When Clusters Work—and When They Fail

Clusters succeed when price respects overlapping Fibonacci zones backed by clear volume and order flow signals. They work best under:

  • Moderate volatility environments
  • Balanced market participation (not extreme retail frenzy)
  • Presence of institutional activity visible via time & sales or volume profile

For example, SPY on the 1-min chart shows a 38.2% retracement cluster near $448.50 during a steady trending day. Price repeatedly tests and bounces here, providing high-probability entries on pullbacks.

Clusters fail when:

  • Volatility spikes abruptly on news or data releases.
  • Price gaps through clusters without retesting.
  • Weak or no volume supports moves at cluster levels.
  • The cluster forms on congested or choppy price bases lacking directional conviction.

A notable failure appeared on TSLA in February 2024. Multiple Fibonacci levels clustered near $185, but the stock gapped down 5% after earnings, bypassing the zone on low volume. The cluster held fractured credibility under extreme event-driven conditions.

Algorithms react by widening spreads or ignoring clusters during spikes. Prop desks shift focus to momentum or order flow drivers beyond technical levels.

Worked Example: NQ 5-Minute Cluster Trade, March 2024

  • Date: March 15, 2024
  • Instrument: Nasdaq 100 futures (NQ)
  • Timeframe: 5-minute
  • Cluster identified: 38.2% retracement at 13,275, 61.8% daily retracement at 13,273, 127.2% extension at 13,276
  • Cluster zone: 13,273 to 13,276

Price pulled back into this zone following a strong bullish swing from 13,200 to 13,325. Volume increased near the cluster, confirming institutional interest.

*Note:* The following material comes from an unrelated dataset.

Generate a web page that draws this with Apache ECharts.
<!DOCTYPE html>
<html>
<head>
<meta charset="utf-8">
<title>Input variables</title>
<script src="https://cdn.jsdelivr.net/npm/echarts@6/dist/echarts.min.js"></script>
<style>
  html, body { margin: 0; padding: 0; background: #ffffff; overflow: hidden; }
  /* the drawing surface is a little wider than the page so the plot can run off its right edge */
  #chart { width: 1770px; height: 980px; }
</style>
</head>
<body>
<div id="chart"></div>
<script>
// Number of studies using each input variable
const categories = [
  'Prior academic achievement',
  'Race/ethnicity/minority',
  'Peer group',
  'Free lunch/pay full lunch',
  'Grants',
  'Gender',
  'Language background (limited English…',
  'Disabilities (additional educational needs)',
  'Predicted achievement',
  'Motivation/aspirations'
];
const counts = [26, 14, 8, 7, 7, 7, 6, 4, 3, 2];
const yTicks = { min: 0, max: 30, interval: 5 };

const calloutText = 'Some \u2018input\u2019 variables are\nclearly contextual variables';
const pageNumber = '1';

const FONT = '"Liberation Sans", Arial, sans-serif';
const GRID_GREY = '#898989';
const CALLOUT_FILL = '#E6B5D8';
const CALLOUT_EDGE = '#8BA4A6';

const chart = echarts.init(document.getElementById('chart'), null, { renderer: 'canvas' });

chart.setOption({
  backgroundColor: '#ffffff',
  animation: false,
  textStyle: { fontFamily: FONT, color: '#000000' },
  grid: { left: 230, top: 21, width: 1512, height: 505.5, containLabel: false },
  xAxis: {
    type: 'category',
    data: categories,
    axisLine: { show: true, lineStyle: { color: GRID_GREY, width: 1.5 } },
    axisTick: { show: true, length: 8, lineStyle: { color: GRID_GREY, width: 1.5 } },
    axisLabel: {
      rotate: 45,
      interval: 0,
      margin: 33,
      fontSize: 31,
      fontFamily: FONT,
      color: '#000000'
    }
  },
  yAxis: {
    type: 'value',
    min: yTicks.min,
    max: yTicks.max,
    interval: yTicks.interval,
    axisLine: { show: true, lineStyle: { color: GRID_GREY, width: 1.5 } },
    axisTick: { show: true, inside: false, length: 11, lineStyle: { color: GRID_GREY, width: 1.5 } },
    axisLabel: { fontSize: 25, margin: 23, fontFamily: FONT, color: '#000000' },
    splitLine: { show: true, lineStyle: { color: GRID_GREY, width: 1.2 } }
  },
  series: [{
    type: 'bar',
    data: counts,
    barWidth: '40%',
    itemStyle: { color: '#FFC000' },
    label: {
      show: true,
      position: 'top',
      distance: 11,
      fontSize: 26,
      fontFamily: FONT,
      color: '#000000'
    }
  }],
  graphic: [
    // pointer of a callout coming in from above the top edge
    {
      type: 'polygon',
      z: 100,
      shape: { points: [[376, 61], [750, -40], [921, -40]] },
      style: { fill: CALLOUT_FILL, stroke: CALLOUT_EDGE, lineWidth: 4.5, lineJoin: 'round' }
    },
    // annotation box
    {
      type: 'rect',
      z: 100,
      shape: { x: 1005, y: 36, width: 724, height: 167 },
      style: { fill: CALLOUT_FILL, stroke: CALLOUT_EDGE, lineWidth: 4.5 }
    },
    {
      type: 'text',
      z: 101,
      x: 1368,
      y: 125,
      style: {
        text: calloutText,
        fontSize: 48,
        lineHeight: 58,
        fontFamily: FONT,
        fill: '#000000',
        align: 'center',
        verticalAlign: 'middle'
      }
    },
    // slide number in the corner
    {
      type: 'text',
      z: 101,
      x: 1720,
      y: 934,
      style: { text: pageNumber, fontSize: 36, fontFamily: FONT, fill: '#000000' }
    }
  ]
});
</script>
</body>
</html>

Entry: Buy 2 NQ contracts at 13,274
Stop Loss: 13,265 (9 ticks below entry)
Target: 13,310 (36 ticks profit target)
Risk per contract: 9 ticks × $20 = $180
Position size: 2 contracts × $180 risk = $360 total risk
Reward: 36 ticks × $20 × 2 = $1,440
Risk-Reward: 4:1

Trade progressed with limited drawdown. Price respected the cluster zone, then accelerated upward on increasing volume toward the target. Exit occurred at the target for a 4:1 reward-to-risk ratio.

This trade illustrates precision entry on clustered Fibonacci support, tight stops just below, and realistic targets based on recent price swings.

Summary: Practical Application for Experienced Traders

  • Identify clusters by overlaying Fibonacci levels from multiple swing ranges and timeframes.
  • Validate clusters with volume, price action, and order flow cues before initiating trades.
  • Use clusters to position entries, stops, and targets with better risk control.
  • Watch for event-driven conditions that can undermine clusters.
  • Recognize institutional patterns like resting orders and algo reactions near clusters.

Clusters do not guarantee success but increase the odds by aligning multiple market perspectives. They form the foundation for advanced trade timing and position sizing at prop firms and algorithmic desks.


Key Takeaways

  • Fibonacci clusters form where retracement and extension levels from multiple timeframes and swings converge within a few ticks or cents.
  • Institutions and algorithms use clusters to identify liquidity pools and price zones for large order execution and momentum triggers.
  • Clusters work best during stable volatility and clear volume support but fail during sharp gaps or low participation.
  • Combining clusters with order flow and volume profile increases trade reliability.
  • Example trade on NQ showed 4:1 reward-to-risk when entering near a 5-minute and daily-based Fibonacci cluster.